= Sir Richard Harington, 11th Baronet =

Sir Richard Harington, 11th Baronet, JP, DL (20 May 1835 – 6 February 1911) was a British barrister and judge.

== Biography ==
Harington was the eldest son of the Rev. Richard Harington, DD, Principal of Brasenose College, Oxford, and Cecilia, daughter of Very Rev. Samuel Smith, DD, Dean of Christ Church, Oxford. He was educated at Eton and Christ Church, Oxford, where he won the Slade Scholarship in 1853. He gained second-class honours in Classics in 1856 and first-class honours in Law and Modern History in 1857. He was the Vinerian Law Scholar for 1858.

Called to the Bar in 1858, he was appointed Police Magistrate of Hammersmith and Wandsworth in November 1871. He was a Judge of the County Courts from 1872 to 1905. A deputy lieutenant and justice of the peace, he was chairman of the Herefordshire Quarter Sessions and County Alderman.

In 1877, he succeeded to the family baronetcy from his first cousin Sir John Edward Harington, 10th Baronet.

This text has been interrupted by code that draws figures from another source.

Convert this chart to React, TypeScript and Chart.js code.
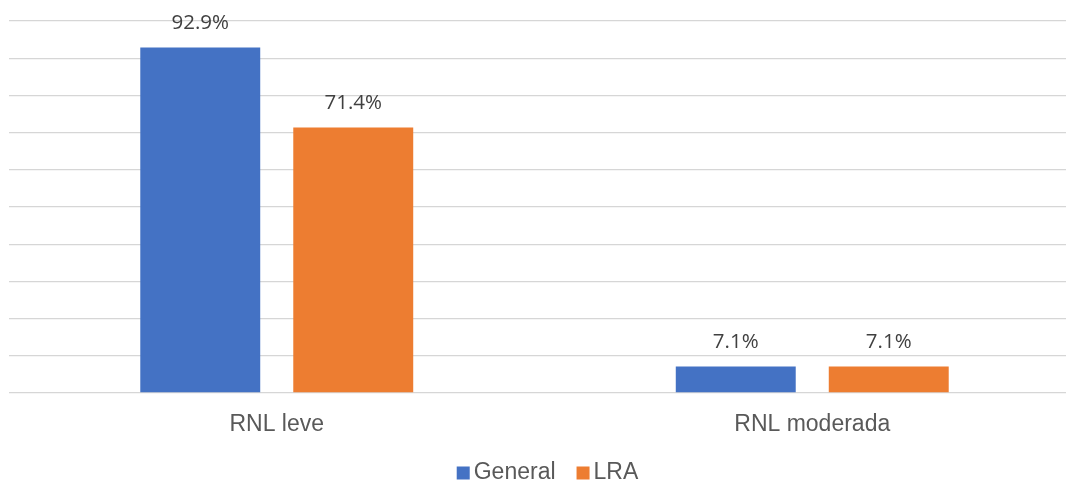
import React, { useEffect, useRef } from "react";
import { Chart, registerables } from "chart.js";

Chart.register(...registerables);

const categories = ["RNL leve", "RNL moderada"];
const seriesNames = ["General", "LRA"];
const generalValues = [92.9, 7.1];
const lraValues = [71.4, 7.1];
const seriesColors = ["#4472C4", "#ED7D31"];

const LABEL_FONT = "'Open Sans', sans-serif";
const AXIS_FONT = "'Liberation Sans', Arial, sans-serif";

// Percentage labels above each bar
const valueLabels = {
  id: "valueLabels",
  afterDatasetsDraw(chart: any) {
    const ctx = chart.ctx;
    ctx.save();
    ctx.font = `20.5px ${LABEL_FONT}`;
    ctx.fillStyle = "#404040";
    ctx.textAlign = "center";
    ctx.textBaseline = "alphabetic";
    chart.data.datasets.forEach((ds: any, di: number) => {
      const meta = chart.getDatasetMeta(di);
      meta.data.forEach((bar: any, i: number) => {
        const v = ds.data[i];
        ctx.fillText(`${v.toFixed(1)}%`, bar.x, bar.y - 18.5);
      });
    });
    ctx.restore();
  },
};

// Compact legend centred under the plot
const bottomLegend = {
  id: "bottomLegend",
  afterDraw(chart: any) {
    const ctx = chart.ctx;
    const area = chart.chartArea;
    ctx.save();
    ctx.font = `23px ${AXIS_FONT}`;
    ctx.textBaseline = "middle";
    ctx.textAlign = "left";
    const box = 13;
    const gap = 4;
    const itemGap = 21;
    const items = chart.data.datasets.map((ds: any) => ({
      label: ds.label,
      color: ds.backgroundColor,
      w: box + gap + ctx.measureText(ds.label).width,
    }));
    const total =
      items.reduce((s: number, it: any) => s + it.w, 0) + itemGap * (items.length - 1);
    let x = (area.left + area.right) / 2 - total / 2 + 3;
    const cy = 473;
    items.forEach((it: any) => {
      ctx.fillStyle = it.color;
      ctx.fillRect(x, cy - box / 2, box, box);
      ctx.fillStyle = "#595959";
      ctx.fillText(it.label, x + box + gap, cy);
      x += it.w + itemGap;
    });
    ctx.restore();
  },
};

export default function App() {
  const canvasRef = useRef<HTMLCanvasElement | null>(null);

  useEffect(() => {
    document.body.style.margin = "0";
    document.body.style.overflow = "hidden";
    document.documentElement.style.overflow = "hidden";
    const canvas = canvasRef.current;
    if (!canvas) return;
    const chart = new Chart(canvas, {
      type: "bar",
      data: {
        labels: categories,
        datasets: [
          {
            label: seriesNames[0],
            data: generalValues,
            backgroundColor: seriesColors[0],
            categoryPercentage: 0.5714,
            barPercentage: 0.784,
          },
          {
            label: seriesNames[1],
            data: lraValues,
            backgroundColor: seriesColors[1],
            categoryPercentage: 0.5714,
            barPercentage: 0.784,
          },
        ],
      },
      options: {
        responsive: false,
        animation: false,
        layout: { padding: { left: 9, right: 0, top: 21, bottom: 0 } },
        plugins: {
          legend: { display: false },
          tooltip: { enabled: false },
        },
        scales: {
          x: {
            grid: { display: false },
            border: { display: false },
            ticks: {
              font: { family: AXIS_FONT, size: 23 },
              color: "#595959",
              padding: 10,
            },
            afterFit(scale: any) {
              scale.height = 90;
            },
          },
          y: {
            min: 0,
            max: 100,
            ticks: { display: false, stepSize: 10 },
            grid: { color: "#d6d6d6", lineWidth: 1.3, drawTicks: false },
            border: { display: false },
            afterFit(scale: any) {
              scale.width = 0;
            },
          },
        },
      },
      plugins: [valueLabels, bottomLegend],
    });
    return () => chart.destroy();
  }, []);

  return (
    <div style={{ width: 1080, height: 483, overflow: "hidden", background: "#fff" }}>
      <canvas ref={canvasRef} width={1080} height={483} style={{ display: "block" }} />
    </div>
  );
}
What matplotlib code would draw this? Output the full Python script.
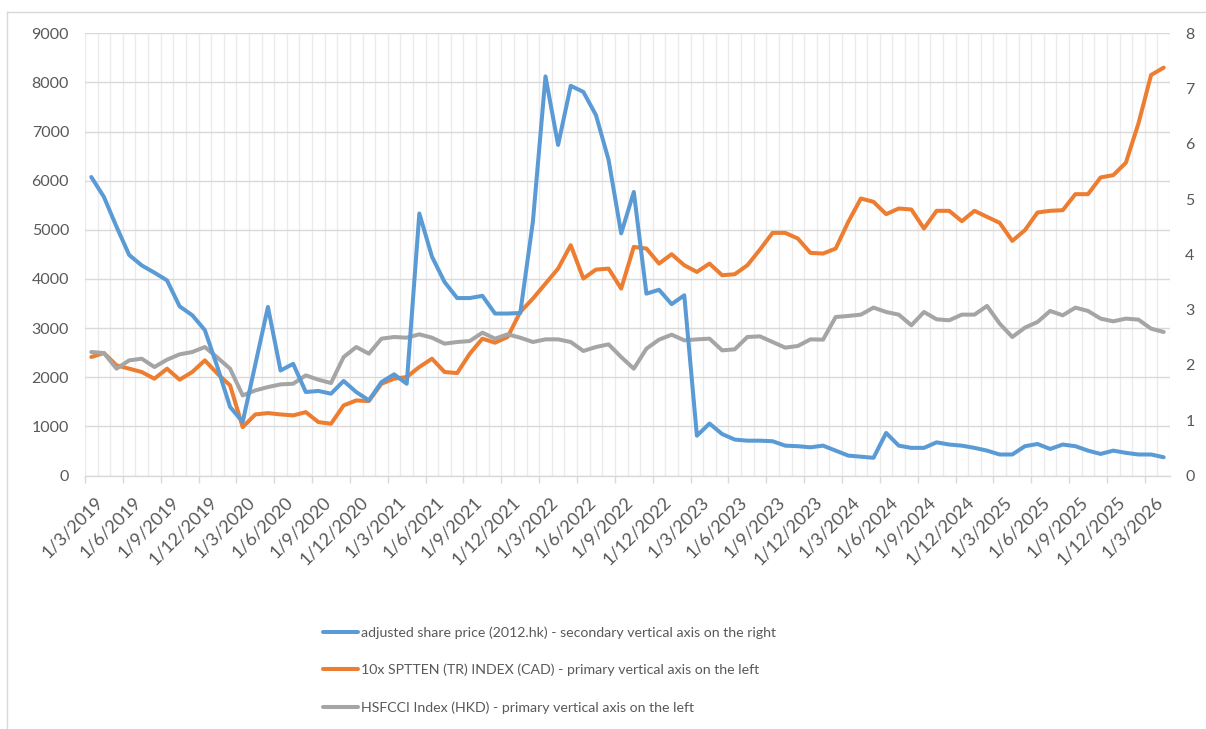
import numpy as np
import pandas as pd
import matplotlib
matplotlib.use("Agg")
import matplotlib.pyplot as plt
from matplotlib.lines import Line2D
from matplotlib.transforms import ScaledTranslation

plt.rcParams['font.family'] = ['Lato', 'DejaVu Sans']

# ---- data ----
dates = pd.date_range("2019-03-01", "2026-04-01", freq="MS")
tick_labels = [f"{d.day}/{d.month}/{d.year}" for d in dates]

share_price = [5.40, 5.04, 4.50, 3.99, 3.80, 3.67, 3.53, 3.06, 2.90, 2.63,
               1.96, 1.24, 0.97, 2.01, 3.05, 1.90, 2.02, 1.51, 1.53, 1.48,
               1.71, 1.51, 1.36, 1.69, 1.83, 1.66, 4.74, 3.96, 3.50, 3.21,
               3.21, 3.25, 2.93, 2.93, 2.94, 4.59, 7.22, 5.98, 7.05, 6.94,
               6.52, 5.71, 4.38, 5.13, 3.29, 3.36, 3.10, 3.26, 0.72, 0.94,
               0.75, 0.65, 0.63, 0.63, 0.62, 0.54, 0.53, 0.51, 0.54, 0.45,
               0.36, 0.34, 0.32, 0.77, 0.54, 0.50, 0.50, 0.60, 0.56, 0.54,
               0.50, 0.45, 0.38, 0.38, 0.53, 0.57, 0.48, 0.56, 0.53, 0.45,
               0.39, 0.45, 0.41, 0.38, 0.38, 0.33]

sptten_10x = [2411, 2493, 2242, 2174, 2106, 1970, 2174, 1950, 2106, 2343,
              2072, 1834, 985, 1243, 1270, 1243, 1223, 1290, 1087, 1053,
              1426, 1528, 1515, 1868, 1970, 2004, 2208, 2377, 2106, 2085,
              2479, 2785, 2703, 2819, 3328, 3600, 3906, 4211, 4687, 4008,
              4191, 4211, 3804, 4653, 4619, 4313, 4504, 4279, 4143, 4313,
              4076, 4096, 4279, 4599, 4938, 4938, 4823, 4531, 4517, 4619,
              5162, 5638, 5570, 5319, 5434, 5414, 5027, 5387, 5387, 5176,
              5387, 5264, 5142, 4775, 4993, 5353, 5387, 5400, 5726, 5726,
              6066, 6113, 6365, 7166, 8151, 8301]

hsfcci = [2513, 2493, 2174, 2343, 2377, 2208, 2357, 2466, 2513, 2615,
          2398, 2174, 1630, 1732, 1800, 1854, 1868, 2038, 1950, 1882,
          2411, 2615, 2479, 2785, 2819, 2805, 2873, 2805, 2683, 2717,
          2737, 2907, 2785, 2873, 2805, 2717, 2771, 2771, 2717, 2534,
          2615, 2669, 2411, 2174, 2581, 2765, 2866, 2751, 2771, 2785,
          2547, 2568, 2819, 2832, 2717, 2602, 2636, 2771, 2765, 3226,
          3247, 3274, 3417, 3328, 3274, 3057, 3328, 3179, 3159, 3274,
          3274, 3451, 3091, 2819, 3009, 3125, 3349, 3260, 3417, 3349,
          3193, 3138, 3193, 3172, 2989, 2921]

series_names = ["adjusted share price (2012.hk) - secondary vertical axis on the right",
                "10x SPTTEN (TR) INDEX (CAD) - primary vertical axis on the left",
                "HSFCCI Index (HKD) - primary vertical axis on the left"]
colors = ["#5B9BD5", "#ED7D31", "#A5A5A5"]

# ---- figure ----
W, H = 1206, 729
fig = plt.figure(figsize=(W / 100, H / 100), dpi=100)
L, R, T, B = 85, 1170, 33.3, 475.5
ax = fig.add_axes([L / W, 1 - B / H, (R - L) / W, (B - T) / H])
x = np.arange(len(dates))
n = len(dates)

lw = 2.9
kw = dict(solid_capstyle='round', solid_joinstyle='round', lw=lw)
l2, = ax.plot(x, sptten_10x, color=colors[1], **kw)
l3, = ax.plot(x, hsfcci, color=colors[2], **kw)
ax.set_xlim(-0.5, n - 0.5)
ax.set_ylim(0, 9000)
ax.tick_params(axis='both', which='both', length=0, colors='#595959')
ax.tick_params(axis='y', pad=11.5, labelsize=11.5)
ax.set_yticks(np.arange(0, 9001, 1000))
ax.set_xticks(np.arange(-0.5, n, 1), minor=True)
ax.set_xticks([])
ax.grid(axis='y', which='major', color='#D9D9D9', lw=1)
ax.grid(axis='x', which='minor', color='#EBEBEB', lw=1)
ax.set_axisbelow(True)
for s in ['top', 'left', 'right']:
    ax.spines[s].set_visible(False)
ax.spines['bottom'].set_color('#D9D9D9')
ax.spines['bottom'].set_linewidth(1)

# category labels (rotated 45 deg, every third month)
off = ScaledTranslation(9.5 / 100, -24 / 100, fig.dpi_scale_trans)
for xi, lab in zip(x[::3], tick_labels[::3]):
    ax.text(xi, 0, lab, transform=ax.get_xaxis_transform() + off,
            rotation=45, ha='right', va='center', rotation_mode='anchor',
            fontsize=13, color='#595959')

sec = ax.secondary_xaxis('bottom')
sec.set_xticks(np.arange(-0.5, n - 1, 3))
sec.tick_params(axis='x', length=5, width=1, color='#D9D9D9', labelbottom=False)
sec.spines['bottom'].set_visible(False)

ax2 = ax.twinx()
l1, = ax2.plot(x, share_price, color=colors[0], **kw)
ax2.set_ylim(0, 8)
ax2.set_yticks(np.arange(0, 9, 1))
ax2.tick_params(axis='y', length=0, colors='#595959', labelsize=11.5, pad=11)
for s in ax2.spines.values():
    s.set_visible(False)

# legend
leg = fig.legend([l1, l2, l3], series_names, loc='upper left',
                 bbox_to_anchor=(323 / W, 1 - 626 / H), frameon=False,
                 fontsize=10.15, handlelength=2.48, handletextpad=0.2,
                 labelspacing=1.78, borderpad=0, borderaxespad=0)
for t in leg.get_texts():
    t.set_color('#595959')

# chart-area border (left and top)
fig.add_artist(Line2D([7 / W, 7 / W], [0, 1 - 12 / H], color='#D9D9D9', lw=1))
fig.add_artist(Line2D([7 / W, 1], [1 - 12 / H, 1 - 12 / H], color='#D9D9D9', lw=1))

fig.savefig("out.png", dpi=100)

Harington married in 1860 Frances Agnata, daughter of the Rev. Robert Biscoe, prebendary of Hereford and rector of Whitbourne, Herefordshire; they had five sons and two daughters. He died on 6 February 1911 and was succeeded to the baronetcy by his eldest son, Sir Richard Harington, 12th Baronet, also a barrister and judge. His second and fourth sons Charles and Robert Harington were clergymen; his third son Edward was a County Court judge (a son of his eldest son, John Charles Dundas Harington, was also a County Court judge, making the family one of the two to have produced three County Court judges); while his fifth son John was a brigadier-general in the British Army. A daughter, Margaret Agnata, was married to George Hume Pollock, son of Baron Pollock.